Nestle to fund €9.1bn purchase of Pfizer’s baby-food unit with debt
The purchase will help Nestle, already the top seller of infant-nutrition products, regain traction in the Chinese baby-food market, where it has been losing market share since 2005. The Pfizer unit gets about 85% of sales from emerging markets such as Asia, Africa and the Middle East.
Nestle said the acquisition will lead to annual cost benefits of €122m and will boost earnings per share in the first full year.
The Pfizer unit will increase Nestle’s sales of infant formula to €5.3bn a year from €3.8bn.
“The acquisition will be fully debt-financed, namely through internal cash resources and through the bond markets,” Chris Hogg, a spokesman for the Swiss-based food giant said.
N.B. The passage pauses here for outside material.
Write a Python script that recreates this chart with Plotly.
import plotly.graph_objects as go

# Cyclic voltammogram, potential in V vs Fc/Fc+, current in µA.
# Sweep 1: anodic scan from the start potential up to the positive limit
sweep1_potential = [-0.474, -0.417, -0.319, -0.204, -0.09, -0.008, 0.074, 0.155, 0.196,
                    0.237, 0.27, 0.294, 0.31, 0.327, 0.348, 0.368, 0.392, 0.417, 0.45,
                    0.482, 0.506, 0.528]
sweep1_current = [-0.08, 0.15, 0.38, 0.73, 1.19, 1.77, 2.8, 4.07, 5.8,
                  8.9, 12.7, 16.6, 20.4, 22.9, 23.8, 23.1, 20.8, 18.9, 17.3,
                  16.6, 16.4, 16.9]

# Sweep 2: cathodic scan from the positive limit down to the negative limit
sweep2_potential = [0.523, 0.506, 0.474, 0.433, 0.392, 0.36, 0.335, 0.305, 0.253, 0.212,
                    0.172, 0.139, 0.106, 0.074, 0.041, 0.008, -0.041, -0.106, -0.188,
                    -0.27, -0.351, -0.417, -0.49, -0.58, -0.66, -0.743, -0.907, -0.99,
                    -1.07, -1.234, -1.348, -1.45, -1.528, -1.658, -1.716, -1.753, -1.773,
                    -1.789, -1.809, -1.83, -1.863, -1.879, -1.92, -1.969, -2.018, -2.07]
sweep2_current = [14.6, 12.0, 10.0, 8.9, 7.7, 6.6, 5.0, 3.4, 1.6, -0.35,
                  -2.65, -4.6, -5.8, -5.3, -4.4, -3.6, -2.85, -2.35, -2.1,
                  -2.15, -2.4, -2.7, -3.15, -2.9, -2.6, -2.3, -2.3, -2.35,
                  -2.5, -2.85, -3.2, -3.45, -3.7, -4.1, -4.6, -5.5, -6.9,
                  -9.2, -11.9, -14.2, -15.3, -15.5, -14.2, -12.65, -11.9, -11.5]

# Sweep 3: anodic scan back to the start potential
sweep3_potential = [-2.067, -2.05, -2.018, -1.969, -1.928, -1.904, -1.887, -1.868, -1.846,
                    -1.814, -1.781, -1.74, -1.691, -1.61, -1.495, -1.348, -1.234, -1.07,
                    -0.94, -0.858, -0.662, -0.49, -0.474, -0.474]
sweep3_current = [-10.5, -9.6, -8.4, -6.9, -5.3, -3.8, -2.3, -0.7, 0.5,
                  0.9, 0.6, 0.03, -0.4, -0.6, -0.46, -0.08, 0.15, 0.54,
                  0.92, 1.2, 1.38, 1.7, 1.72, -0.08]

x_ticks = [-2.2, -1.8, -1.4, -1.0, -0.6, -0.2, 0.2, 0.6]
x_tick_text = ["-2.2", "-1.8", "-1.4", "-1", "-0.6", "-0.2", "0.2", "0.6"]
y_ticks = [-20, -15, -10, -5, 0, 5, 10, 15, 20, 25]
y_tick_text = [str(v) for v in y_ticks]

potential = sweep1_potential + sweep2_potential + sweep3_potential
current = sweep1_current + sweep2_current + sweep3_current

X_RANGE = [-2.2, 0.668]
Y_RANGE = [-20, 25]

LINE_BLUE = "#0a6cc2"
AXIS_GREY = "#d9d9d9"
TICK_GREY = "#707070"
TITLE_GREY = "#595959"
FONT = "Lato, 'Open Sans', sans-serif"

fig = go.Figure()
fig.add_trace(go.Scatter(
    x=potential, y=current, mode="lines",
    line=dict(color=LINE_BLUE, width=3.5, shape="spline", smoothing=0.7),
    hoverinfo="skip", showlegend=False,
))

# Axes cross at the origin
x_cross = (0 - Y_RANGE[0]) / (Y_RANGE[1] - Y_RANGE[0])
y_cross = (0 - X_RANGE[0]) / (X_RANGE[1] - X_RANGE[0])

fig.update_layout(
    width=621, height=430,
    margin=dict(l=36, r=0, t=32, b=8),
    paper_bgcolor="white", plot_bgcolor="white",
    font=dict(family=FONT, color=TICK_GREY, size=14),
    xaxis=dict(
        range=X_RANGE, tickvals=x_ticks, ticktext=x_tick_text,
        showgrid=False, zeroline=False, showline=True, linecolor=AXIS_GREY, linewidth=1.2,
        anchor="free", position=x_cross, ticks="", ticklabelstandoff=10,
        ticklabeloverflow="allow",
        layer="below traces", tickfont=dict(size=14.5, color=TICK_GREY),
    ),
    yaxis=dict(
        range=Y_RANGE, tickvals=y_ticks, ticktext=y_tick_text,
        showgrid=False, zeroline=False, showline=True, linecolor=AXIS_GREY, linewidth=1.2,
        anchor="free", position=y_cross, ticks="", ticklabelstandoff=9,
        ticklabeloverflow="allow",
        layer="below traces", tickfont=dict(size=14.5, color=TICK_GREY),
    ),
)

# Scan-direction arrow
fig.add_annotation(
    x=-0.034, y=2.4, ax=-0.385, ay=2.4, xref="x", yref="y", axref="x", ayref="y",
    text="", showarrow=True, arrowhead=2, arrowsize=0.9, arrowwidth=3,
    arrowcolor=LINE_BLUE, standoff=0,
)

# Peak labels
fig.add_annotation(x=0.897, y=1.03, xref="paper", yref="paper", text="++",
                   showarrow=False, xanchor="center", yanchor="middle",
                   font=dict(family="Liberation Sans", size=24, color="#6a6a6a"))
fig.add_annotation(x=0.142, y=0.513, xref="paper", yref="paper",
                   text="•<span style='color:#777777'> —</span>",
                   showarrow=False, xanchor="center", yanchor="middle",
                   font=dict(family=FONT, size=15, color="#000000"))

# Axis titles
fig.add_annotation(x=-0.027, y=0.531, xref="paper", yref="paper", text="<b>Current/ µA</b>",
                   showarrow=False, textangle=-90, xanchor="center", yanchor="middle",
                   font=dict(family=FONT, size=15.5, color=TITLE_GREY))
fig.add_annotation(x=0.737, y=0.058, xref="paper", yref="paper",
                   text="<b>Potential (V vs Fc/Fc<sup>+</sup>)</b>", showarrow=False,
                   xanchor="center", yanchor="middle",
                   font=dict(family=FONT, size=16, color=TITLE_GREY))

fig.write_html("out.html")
Mr Hogg declined to disclose details of the debt financing.
A debt-funded acquisition may put “some rating pressure” on Nestle, as its net debt could rise above the management’s target range of 15bn francs (€12.5bn) to 18bn francs (€15bn) for 2012 and 2013, Fitch Ratings said last week.
Fitch ranks Nestle at AA+, equivalent to Moody’s Investors Service’s Aa1 rating, while Standard & Poor’s grades it at AA.
Nestle has 7.4bn francs of bonds outstanding, including 1.8bn francs of securities due this year, according to Bloomberg.
Nestle’s €419m of 2.125% bonds due in 2014 yield 12 basis points less than the benchmark swap rate, down from as much as 31 basis points above the benchmark on Jan 26, Bloomberg Bond Trader prices show.
Nestle signed a €4.5bn 364-day credit line in October that pays interest of 10 basis points more than the euro interbank offered rate on drawn funds, according to data compiled by Bloomberg.